Lily sat on the ground and tied on her shoes. Luckily she’d left her bicycle at the church, though it made for a long walk out to her campsite. When she got to Grizzly Peak Boulevard, she took a right, passed the turnoff for Ridge Road, and continued on to the fire trail. She walked out through the forest of eucalyptus and bay laurels and stopped at the place where in daylight she could see the toolshed on the hillside high above the trail. Sal did a good job of making herself scarce. Every time she passed, Lily looked for signs of life: movement, drying clothing, an open door. Twice she’d stood here at the fence and shouted Sal’s name, but she’d never gotten a response. The place looked uninhabited, and maybe it was—maybe Sal had moved on. Lily hoped not. Despite everything that had happened between them, she was pretty sure that Sal was the key to Vicky. And Lily needed Vicky.
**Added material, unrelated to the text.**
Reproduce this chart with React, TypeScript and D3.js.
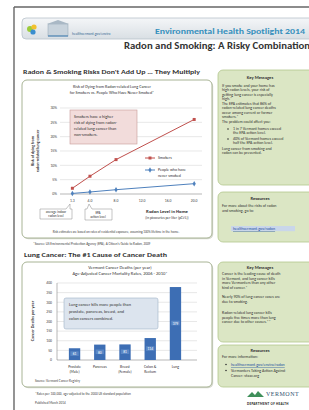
import React from "react";
import * as d3 from "d3";

// chart 1: radon vs smoking risk (EPA)
const radonLevels = [1.3, 4, 8, 20];
const smokerRisk = [2.0, 6.2, 12.0, 26.0];
const neverSmokerRisk = [0.2, 0.7, 1.5, 3.6];
const radonTicks = [1.3, 4, 8, 12, 16, 20];
const riskTicks = [0, 5, 10, 15, 20, 25, 30];

// chart 2: Vermont cancer deaths per year
const cancerSites = ["Prostate (Male)", "Pancreas", "Breast (Female)", "Colon & Rectum", "Lung"];
const siteLabels = [["Prostate", "(Male)"], ["Pancreas"], ["Breast", "(Female)"], ["Colon &", "Rectum"], ["Lung"]];
const cancerDeaths = [61, 80, 81, 114, 379];
const deathTicks = [0, 50, 100, 150, 200, 250, 300, 350, 400];

const keyMessages1 = [
  "If you smoke and your home has",
  "high radon levels, your risk of",
  "getting lung cancer is especially",
  "high.*",
  "The EPA estimates that 86% of",
  "radon-related lung cancer deaths",
  "occur among current or former",
  "smokers.*",
  "The problem could affect you:",
];
const bullets1 = [
  ["1 in 7 Vermont homes exceed", "the EPA action level."],
  ["40% of Vermont homes exceed", "half the EPA action level."],
];
const keyMessages1End = ["Lung cancer from smoking and", "radon can be prevented."];
const keyMessages2 = [
  ["Cancer is the leading cause of death", "in Vermont, and lung cancer kills", "more Vermonters than any other", "kind of cancer.*"],
  ["Nearly 90% of lung cancer cases are", "due to smoking."],
  ["Radon-related lung cancer kills", "people five times more than lung", "cancer due to other causes.**"],
];

const FONT = "Carlito, 'Liberation Sans', Arial, sans-serif";
const BODY = 4.0;

function Lines({ x, y, lines, dy, size, anchor = "start", weight = "normal", fill = "#333" }) {
  return (
    <text x={x} y={y} fontSize={size} textAnchor={anchor} fontWeight={weight} fill={fill} fontFamily={FONT}>
      {lines.map((l, i) => (
        <tspan key={i} x={x} dy={i === 0 ? 0 : dy}>
          {l}
        </tspan>
      ))}
    </text>
  );
}

function Panel({ x, y, w, h }) {
  return (
    <g>
      <rect x={x + 1.2} y={y + 1.2} width={w} height={h} rx={5} fill="#d6d9d0" />
      <rect x={x} y={y} width={w} height={h} rx={5} fill="#fff" stroke="#a8b495" strokeWidth={1} />
    </g>
  );
}

function GreenBox({ x, y, w, h }) {
  return <rect x={x} y={y} width={w} height={h} rx={5} fill="#dbe6c4" stroke="#b2c68e" strokeWidth={0.8} />;
}

function RiskChart() {
  const x = d3.scaleLinear().domain([-0.6, 21.2]).range([60, 202]);
  const y = d3.scaleLinear().domain([0, 30]).range([194, 108]);
  const line = d3
    .line<number>()
    .x((d, i) => x(radonLevels[i]))
    .y((d) => y(d));
  const sym = d3.symbol().type(d3.symbolSquare).size(9);
  const dia = d3.symbol().type(d3.symbolDiamond).size(9);
  return (
    <g fontFamily={FONT}>
      <Panel x={22} y={80} w={190} h={158} />
      <Lines x={112} y={88} size={4.2} anchor="middle" dy={5.5} lines={["Risk of Dying from Radon-related Lung Cancer", "for Smokers vs. People Who Have Never Smoked*"]} />
      {riskTicks.map((t) => (
        <g key={t}>
          <line x1={60} x2={202} y1={y(t)} y2={y(t)} stroke={t === 0 ? "#888" : "#d9d9d9"} strokeWidth={0.6} />
          <text x={57} y={y(t) + 1.3} fontSize={3.8} textAnchor="end" fill="#444">
            {t}%
          </text>
        </g>
      ))}
      {radonTicks.map((t) => (
        <text key={t} x={x(t)} y={202} fontSize={3.8} textAnchor="middle" fill="#444">
          {t.toFixed(1)}
        </text>
      ))}
      <text transform="translate(34,151) rotate(-90)" fontSize={4} fontWeight="bold" textAnchor="middle" fill="#333">
        <tspan x={0} dy={0}>Risk of dying from</tspan>
        <tspan x={0} dy={5}>radon-related lung cancer</tspan>
      </text>
      <path d={line(smokerRisk) || ""} fill="none" stroke="#c0504d" strokeWidth={1} />
      <path d={line(neverSmokerRisk) || ""} fill="none" stroke="#4f81bd" strokeWidth={1} />
      {smokerRisk.map((v, i) => (
        <path key={"s" + i} d={sym() || ""} transform={`translate(${x(radonLevels[i])},${y(v)})`} fill="#c0504d" />
      ))}
      {neverSmokerRisk.map((v, i) => (
        <path key={"n" + i} d={dia() || ""} transform={`translate(${x(radonLevels[i])},${y(v)})`} fill="#4f81bd" />
      ))}
      {/* annotation */}
      <rect x={70} y={110} width={67} height={34} fill="#f2dcdb" stroke="#c79a98" strokeWidth={0.6} />
      <Lines x={74} y={118} size={4.3} dy={6} lines={["Smokers have a higher", "risk of dying from radon-", "related lung cancer than", "non-smokers."]} />
      {/* legend */}
      <line x1={145} x2={155} y1={158} y2={158} stroke="#c0504d" strokeWidth={1} />
      <path d={sym() || ""} transform="translate(150,158)" fill="#c0504d" />
      <text x={158} y={159.4} fontSize={4} fill="#333">Smokers</text>
      <line x1={145} x2={155} y1={170} y2={170} stroke="#4f81bd" strokeWidth={1} />
      <path d={dia() || ""} transform="translate(150,170)" fill="#4f81bd" />
      <Lines x={158} y={171.4} size={4} dy={5.5} lines={["People who have", "never smoked"]} />
      {/* callouts */}
      <path d="M40,209 L66,209 L70,204 L70,209 L72,209 L72,219 L40,219 Z" fill="#fff" stroke="#888" strokeWidth={0.5} />
      <Lines x={56} y={213} size={3.4} anchor="middle" dy={4} lines={["average indoor", "radon level"]} />
      <path d="M85,209 L87,209 L89,204 L92,209 L112,209 L112,220 L85,220 Z" fill="#fff" stroke="#888" strokeWidth={0.5} />
      <Lines x={98} y={213.5} size={3.4} anchor="middle" dy={4} lines={["EPA", "action level"]} />
      <text x={167} y={213} fontSize={4.8} fontWeight="bold" textAnchor="middle" fill="#333">Radon Level in Home</text>
      <text x={167} y={218.5} fontSize={3.6} textAnchor="middle" fill="#333">(in picocuries per liter (pCi/L))</text>
      <text x={116} y={233} fontSize={3.3} textAnchor="middle" fill="#444">
        Risk estimates are based on rates of residential exposure, assuming 100% lifetime in the home.
      </text>
    </g>
  );
}

function DeathsChart() {
  const x = d3.scaleBand().domain(cancerSites).range([55, 195]).padding(0.55);
  const y = d3.scaleLinear().domain([0, 400]).range([360, 283]);
  return (
    <g fontFamily={FONT}>
      <Panel x={22} y={262} w={190} h={125} />
      <Lines x={120} y={269} size={4.6} anchor="middle" dy={6} lines={["Vermont Cancer Deaths (per year)", "Age-Adjusted Cancer Mortality Rates, 2006 - 2010*"]} />
      {deathTicks.map((t) => (
        <g key={t}>
          <line x1={57} x2={197} y1={y(t)} y2={y(t)} stroke={t === 0 ? "#888" : "#d9d9d9"} strokeWidth={0.6} />
          <text x={52} y={y(t) + 1.3} fontSize={3.8} textAnchor="end" fill="#444">{t}</text>
        </g>
      ))}
      <line x1={57} x2={57} y1={283} y2={360} stroke="#888" strokeWidth={0.6} />
      <text transform="translate(34,321) rotate(-90)" fontSize={4.2} fontWeight="bold" textAnchor="middle" fill="#333">
        Cancer Deaths per year
      </text>
      {cancerSites.map((c, i) => (
        <g key={c}>
          <rect x={x(c)} y={y(cancerDeaths[i])} width={x.bandwidth()} height={360 - y(cancerDeaths[i])} fill="#3d6eb4" />
          <rect x={(x(c) || 0) + 1.5} y={(y(cancerDeaths[i]) + 360) / 2 - 2.8} width={x.bandwidth() - 3} height={4.6} fill="#5b88c6" />
          <text x={(x(c) || 0) + x.bandwidth() / 2} y={(y(cancerDeaths[i]) + 360) / 2 + 1.2} fontSize={3.6} textAnchor="middle" fill="#fff">
            {cancerDeaths[i]}
          </text>
          <Lines x={(x(c) || 0) + x.bandwidth() / 2} y={368} size={3.8} anchor="middle" dy={5} lines={siteLabels[i]} />
        </g>
      ))}
      <rect x={64} y={298} width={94} height={31} rx={2} fill="#dce4ee" stroke="#9fb2c8" strokeWidth={0.6} />
      <Lines x={69} y={306} size={4.4} dy={7} lines={["Lung cancer kills more people than", "prostate, pancreas, breast, and", "colon cancers combined."]} />
      <text x={35} y={382} fontSize={3.4} fill="#444">Source: Vermont Cancer Registry</text>
    </g>
  );
}

function RightColumn() {
  return (
    <g fontFamily={FONT}>
      <GreenBox x={218} y={70} w={100} h={115} />
      <text x={260} y={79} fontSize={4.6} fontWeight="bold" textAnchor="middle" fill="#333">Key Messages</text>
      <Lines x={222} y={87} size={BODY} dy={4.3} lines={keyMessages1.slice(0, 4)} />
      <Lines x={222} y={105} size={BODY} dy={4.3} lines={keyMessages1.slice(4, 8)} />
      <Lines x={222} y={123} size={BODY} dy={4.3} lines={keyMessages1.slice(8)} />
      {bullets1.map((b, i) => (
        <g key={i}>
          <circle cx={228} cy={129 + i * 10} r={0.8} fill="#333" />
          <Lines x={233} y={130 + i * 10} size={BODY} dy={4.3} lines={b} />
        </g>
      ))}
      <Lines x={222} y={150} size={BODY} dy={4.3} lines={keyMessages1End} />

      <GreenBox x={218} y={192} w={100} h={50} />
      <text x={260} y={200} fontSize={4.6} fontWeight="bold" textAnchor="middle" fill="#333">Resources</text>
      <Lines x={222} y={207} size={BODY} dy={4.6} lines={["For more about the risks of radon", "and smoking, go to:"]} />
      <rect x={231} y={226} width={64} height={5.2} fill="#c9d6ea" />
      <text x={233} y={230} fontSize={BODY} fill="#1f4fa0" textDecoration="underline">healthvermont.gov/radon</text>

      <GreenBox x={218} y={262} w={100} h={80} />
      <text x={260} y={268.5} fontSize={4.6} fontWeight="bold" textAnchor="middle" fill="#333">Key Messages</text>
      <Lines x={222} y={275} size={BODY} dy={4.7} lines={keyMessages2[0]} />
      <Lines x={222} y={298} size={BODY} dy={4.7} lines={keyMessages2[1]} />
      <Lines x={222} y={314} size={BODY} dy={4.7} lines={keyMessages2[2]} />

      <GreenBox x={218} y={345} w={100} h={42} />
      <text x={260} y={351.5} fontSize={4.6} fontWeight="bold" textAnchor="middle" fill="#333">Resources</text>
      <text x={222} y={358} fontSize={BODY} fill="#333">For more information:</text>
      <circle cx={226} cy={364.5} r={0.8} fill="#333" />
      <text x={231} y={366} fontSize={BODY} fill="#1f4fa0" textDecoration="underline">healthvermont.gov/enviro/radon</text>
      <circle cx={226} cy={370.5} r={0.8} fill="#333" />
      <Lines x={231} y={372} size={BODY} dy={4.7} lines={["Vermonters Taking Action Against", "Cancer: vtaac.org"]} />

      {/* Vermont Department of Health logo */}
      <path d="M247,397 L252,392 L255,395 L258,391 L264,397 Z" fill="#3f8f5a" />
      <text x={266} y={396} fontSize={6} fontFamily="'Liberation Serif', serif" fill="#2f4f6f" letterSpacing={0.5}>VERMONT</text>
      <text x={247} y={404.5} fontSize={3.4} fontWeight="bold" fill="#222" letterSpacing={0.3}>DEPARTMENT OF HEALTH</text>
    </g>
  );
}

export default function App() {
  return (
    <svg width={309} height={410} style={{ position: "fixed", left: 0, top: 0, background: "#fff" }} fontFamily={FONT}>
      <rect width={309} height={410} fill="#fff" />
      {/* page frame */}
      <line x1={14} x2={309} y1={7} y2={7} stroke="#666" strokeWidth={1.4} />
      <line x1={14} x2={14} y1={7} y2={410} stroke="#666" strokeWidth={1.4} />
      {/* header bar */}
      <defs>
        <linearGradient id="hdr" x1="0" y1="0" x2="0" y2="1">
          <stop offset="0" stopColor="#f4f6f8" />
          <stop offset="1" stopColor="#d9dfe4" />
        </linearGradient>
      </defs>
      <rect x={22} y={18} width={300} height={21} rx={4} fill="url(#hdr)" stroke="#b8c2ca" strokeWidth={0.8} />
      <circle cx={30} cy={29} r={3} fill="#9ccb3b" />
      <circle cx={34} cy={27} r={2.6} fill="#f2c12e" />
      <circle cx={33} cy={32} r={2.6} fill="#3a8ecf" />
      <rect x={48} y={24} width={20} height={12} fill="#c8d3dc" stroke="#8fa3b3" strokeWidth={0.5} />
      <path d="M47,24 L58,20 L69,24 Z" fill="#a9b8c5" />
      <line x1={48} x2={68} y1={36} y2={36} stroke="#3a7ab0" strokeWidth={1} />
      <text x={72} y={35} fontSize={3.6} fill="#3a6a94">healthvermont.gov/enviro</text>
      <text x={155} y={34} fontSize={7.6} fontWeight="bold" fill="#3690bd" textLength={150} lengthAdjust="spacingAndGlyphs">
        Environmental Health Spotlight 2014
      </text>
      <text x={124} y={49} fontSize={9.6} fontWeight="bold" fill="#333" textLength={186} lengthAdjust="spacingAndGlyphs">
        Radon and Smoking: A Risky Combination
      </text>
      <text x={23} y={74} fontSize={6.4} fontWeight="bold" fill="#333" textLength={177} lengthAdjust="spacingAndGlyphs">
        Radon &amp; Smoking Risks Don't Add Up … They Multiply
      </text>
      <RiskChart />
      <text x={33} y={245} fontSize={3.4} fill="#444">
        *Source: US Environmental Protection Agency (EPA), A Citizen's Guide to Radon, 2009
      </text>
      <text x={24} y={257} fontSize={6.4} fontWeight="bold" fill="#333" textLength={143} lengthAdjust="spacingAndGlyphs">
        Lung Cancer: The #1 Cause of Cancer Death
      </text>
      <DeathsChart />
      <text x={35} y={395} fontSize={3.4} fill="#444">*Rates per 100,000, age-adjusted to the 2000 US standard population</text>
      <text x={35} y={404} fontSize={3.4} fill="#444">Published March 2014</text>
      <RightColumn />
    </svg>
  );
}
When she got to her camp, Lily sat on the big stone in front of her tent and looked out into the night, like some kind of twenty-first-century pioneer. Parts of the cities below were lit, but there were whole pockets of darkness. The bay was a giant black amoeba, a harbor of exceptional proportions. The Hayward fault, the one that had slipped so dramatically twenty-seven days ago, ran under the northern end of the bay. The mayor of Fair Oaks, a not particularly compassionate woman, had actually joked, one morning in the café a few days after the quake, about how it was too bad the entire state hadn’t snapped off from the rest of the continent. It was true what Travis said about some people not liking California. The place was uncommon with its crashing coastline and too-warm winters, with its tendency to reject the status quo and its arrogance about doing so.
Her own arrogance had drawn her out here to California. A belief that she could save someone. A desire to be a part of something bigger than marriage and work. Those letters from Travis had started coming when she was thirteen years old, a little girl, and she’d devoured his outsized hope. The letters had kept coming, too, for years and years, like some parallel stream to her real life, one in which she was still thirteen and could dream massive dreams. How foolish she had been. How foolish she still was: she’d just tried to kiss Travis Grayson!